Some diplomats say the first week in Paris is part of a Communist propaganda offensive. Perhaps Ambassadors Harriman and Vance will tell the Hanoi mission that the US does not pay for propaganda battles with American lives.
This is Bill Downs in Washington.
June 4, 1968
Some three thousand years ago in China, philosophers were sometimes military men, and one of these philosophers wrote of strategy and tactics such little gems as "an army must learn to nibble like a duck when necessary . . . or swallow like a whale when it can."
Such ancient concepts of military conflict have been handed down over the centuries and taught to the modern-day makers of war. In applying them to the current war in Vietnam and the concurrent peace negotiations in Paris, it would be well for Americans to know about another ancient oriental philosophy of combat.
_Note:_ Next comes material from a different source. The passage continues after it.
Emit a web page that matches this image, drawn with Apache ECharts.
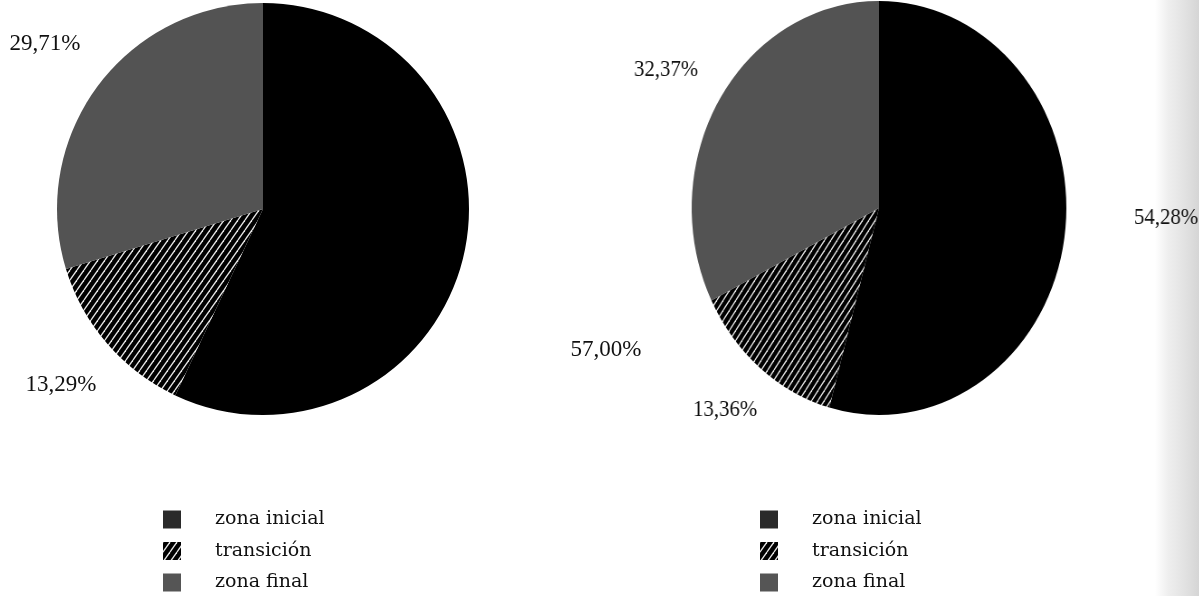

This tenet holds that "negotiation is as much a part of successful warfare as is the battle."
Thus in Hanoi and Paris we see the North Vietnamese Communists applying the principle of "talk and fight." And while President Johnson declared a limited moratorium on the bombing of North Vietnam as proof of good faith to get to the negotiating table in France, the Hanoi leadership not only have ignored this gesture, but in fact have taken advantage of the deescalation in the Allied aerial attack to increase their shipment of guns and war materiel to the South.
And while it is repugnant to the Westerners to be killing men on the battlefront while warring governments discuss peace on the diplomatic front, to the oriental Communist leaders this is part of an ancient strategy proved-out long before Confucius.
All wars are a test of national wills, and the current war in Vietnam, certainly one of the most unpopular and controversial conflicts in US history, appears likely to test the American patience and public will more than most.
General Westmoreland is winding up his duties as the United States top commander in Vietnam to become Army Chief of Staff. He appeared today before the Senate Armed Services Committee on Capitol Hill.
But it was a solemn and concerned Westmoreland who later talked with reporters. There were no statements about the "beginning of the end" and the "light at the end of the tunnel," which earlier prompted his critics to charge the General with irresponsible optimism over Vietnam.
But again Westmoreland made a startling assertion. He said that Allied intelligence reports indicated that the Communists had lost more men in the first five months of this year's hard fighting than they did in all of 1967.
The General declared that the enemy losses so far this year was an estimated 111,000 killed or wounded. If this figure is correct, it means the Vietnam Communists are losing men at the rate of more than seven hundred dead or injured a day.
It's a fantastic figure and difficult to accept. But if true, some old oriental military philosophy may have to be rewritten. For not only must an army learn to nibble like a duck or swallow like a whale, it must also be able to do these things before it is bled to death.
This is Bill Downs in Washington for the American Entertainment Network, a service of ABC News.